Buenos días, compañeros y amigos hoy, mi
relato del verano. Han sido muchos pero
hoy os traigo, a propósito de la actualidad, el que más me impactó, el que no podré olvidar jamás.
Sí, es doloroso, pero es real y esta madrugada lo escribo para vosotros.
En sus ojos estaba el mar y en sus
labios palabras sin sonido que se adivinaban
en un leve parpadeo de sus labios. Noventa y dos años, vestido de negro,
desdentado, de andares fatigosos y un
sombrero de muchos soles que le colgaba por el cuello. Llegó un día, al poyete
donde yo me tomaba un largo respiro. Buenas –dijo-, con su permiso.
Casi codo
a codo una especie de mutua cortesía nos mantenía en absoluto silencio. Se levanto
aire y un remolino de papeles fue el detonante de mi intromisión en aquel
hermético hombre que, eclipsado, con la mirada fija en el mar, era ausencia y
lejanía. Parece
que va a cambiar el tiempo –dije-. El
color del mar es casi negro. Fue entonces, cuando tras humedecerse los
labios que parecían sellados por alguna mala historia, exclamó: señora, yo siempre lo veo negro, muy negro.
¿Cómo es eso? ¿tiene algún problema de vista? -pregunté ingenuamente-. No,
señora, no; la vista, como los años que tengo, vieja. Tragó saliva, unos
instantes de silencio y al fin exclamó: ¿Ve
aquellos criaderos de mejillones? Están lejos pero se ven bien. ¡Sí, si los
veo! Son como dos franjas negras… ¡Eso es –me interrumpió-, Muy negras. Un poco
más adentro se ahogó mi hijo de veinticinco años… Suspiró y volvió a
exclamar: desde entonces el mar se vistió de negro, como mi vida, como todo lo
que me rodea… Se fue hace cinco años y hasta hoy. ¡Sabes Dios!
No
volví a verlo, pero en sus ojos estaba el mar. Desde aquel día, en los míos, un
joven, un niño… ahogados en la playa y no culpa del mar, culpa de un mundo que
no podemos o no queremos administrar mejor.

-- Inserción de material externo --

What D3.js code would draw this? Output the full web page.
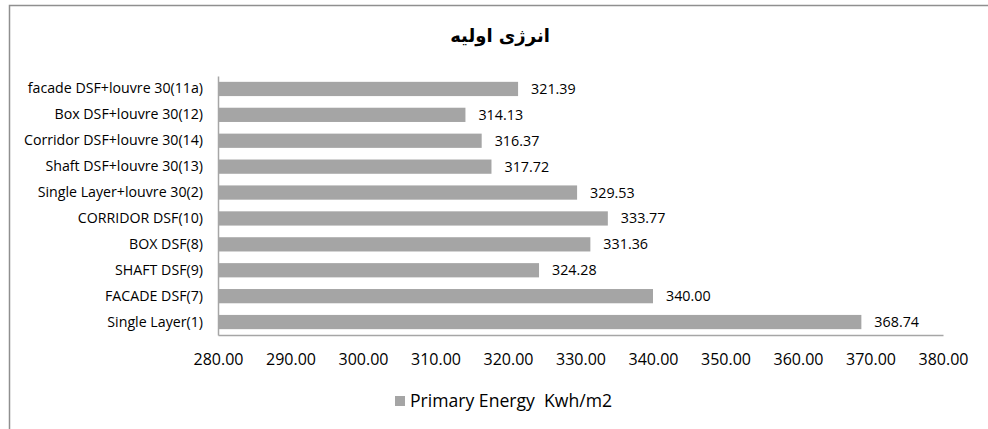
<!DOCTYPE html>
<html>
<head>
<meta charset="utf-8">
<script src="https://cdn.jsdelivr.net/npm/d3@7"></script>
<style>
  body { margin: 0; background: #fff; }
  svg text { font-family: "Open Sans", sans-serif; fill: #000; }
</style>
</head>
<body>
<div id="chart"></div>
<script>
const categories = ['facade DSF+louvre 30(11a)', 'Box DSF+louvre 30(12)', 'Corridor DSF+louvre 30(14)',
  'Shaft DSF+louvre 30(13)', 'Single Layer+louvre 30(2)', 'CORRIDOR DSF(10)', 'BOX DSF(8)',
  'SHAFT DSF(9)', 'FACADE DSF(7)', 'Single Layer(1)']
const values = [321.39, 314.13, 316.37, 317.72, 329.53, 333.77, 331.36, 324.28, 340.00, 368.74]
const x_ticks = [280, 290, 300, 310, 320, 330, 340, 350, 360, 370, 380]
const title = 'انرژی اولیه'
const series_name = 'Primary Energy  Kwh/m2'

const W = 988, H = 429
const svg = d3.select('#chart').append('svg').attr('width', W).attr('height', H)

// outer chart frame (right/bottom edges fall outside the window)
svg.append('path')
  .attr('d', 'M9.5,' + H + 'V5.5H' + W)
  .attr('fill', 'none').attr('stroke', '#8f8f8f').attr('stroke-width', 1.5)

const x = d3.scaleLinear().domain([280, 380]).range([218, 943])
const y = d3.scaleBand().domain(categories).range([76, 335]).paddingInner(0.45).paddingOuter(0.225)

svg.append('text')
  .attr('x', 500).attr('y', 42)
  .attr('text-anchor', 'middle')
  .style('font-family', '"DejaVu Sans", sans-serif')
  .style('font-weight', 'bold').style('font-size', '18px')
  .text(title)

svg.selectAll('rect.bar')
  .data(values)
  .enter().append('rect')
  .attr('class', 'bar')
  .attr('x', x(280))
  .attr('y', (d, i) => y(categories[i]))
  .attr('width', d => x(d) - x(280))
  .attr('height', y.bandwidth())
  .attr('fill', '#a5a5a5')

svg.selectAll('text.val')
  .data(values)
  .enter().append('text')
  .attr('class', 'val')
  .attr('x', d => x(d) + 13)
  .attr('y', (d, i) => y(categories[i]) + y.bandwidth() / 2)
  .attr('dy', '0.35em')
  .style('font-size', '14.3px')
  .text(d => d.toFixed(2))

// category axis
const y_axis = svg.append('g')
  .attr('transform', 'translate(' + x(280) + ',0)')
  .call(d3.axisLeft(y).tickSize(0).tickPadding(15))
y_axis.select('.domain').attr('stroke', '#a6a6a6').attr('stroke-width', 1.5)
y_axis.selectAll('text').style('font-size', '14.2px').style('font-family', '"Open Sans", sans-serif')

// value axis
const x_axis = svg.append('g')
  .attr('transform', 'translate(0,335)')
  .call(d3.axisBottom(x).tickValues(x_ticks).tickSize(0).tickPadding(19).tickFormat(d3.format('.2f')))
x_axis.select('.domain').attr('stroke', '#a6a6a6').attr('stroke-width', 1.5)
x_axis.selectAll('text').style('font-size', '16px').style('font-family', '"Open Sans", sans-serif')

// legend
const legend = svg.append('g').attr('transform', 'translate(395,396)')
legend.append('rect').attr('width', 10).attr('height', 10).attr('fill', '#a5a5a5')
legend.append('text').attr('x', 15).attr('y', 5).attr('dy', '0.35em')
  .style('font-size', '17.6px').style('white-space', 'pre').text(series_name)
</script>
</body>
</html>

Miro al cielo y no sé qué pedir; tampoco hay un dios
responsable. Por eso os miro a vosotros, amigos, y os pido solidaridad, amor
con todos aquellos que, como el anciano de negro, lleven un drama en su mirada.
Seguro que el mundo cambiará, cuando cada uno de nosotros tiña sus ojos de esperanza.
Y hoy no tengo más imagen que aquella
que todos llevamos prendidos en la retina: la del pequeño muerto en una playa.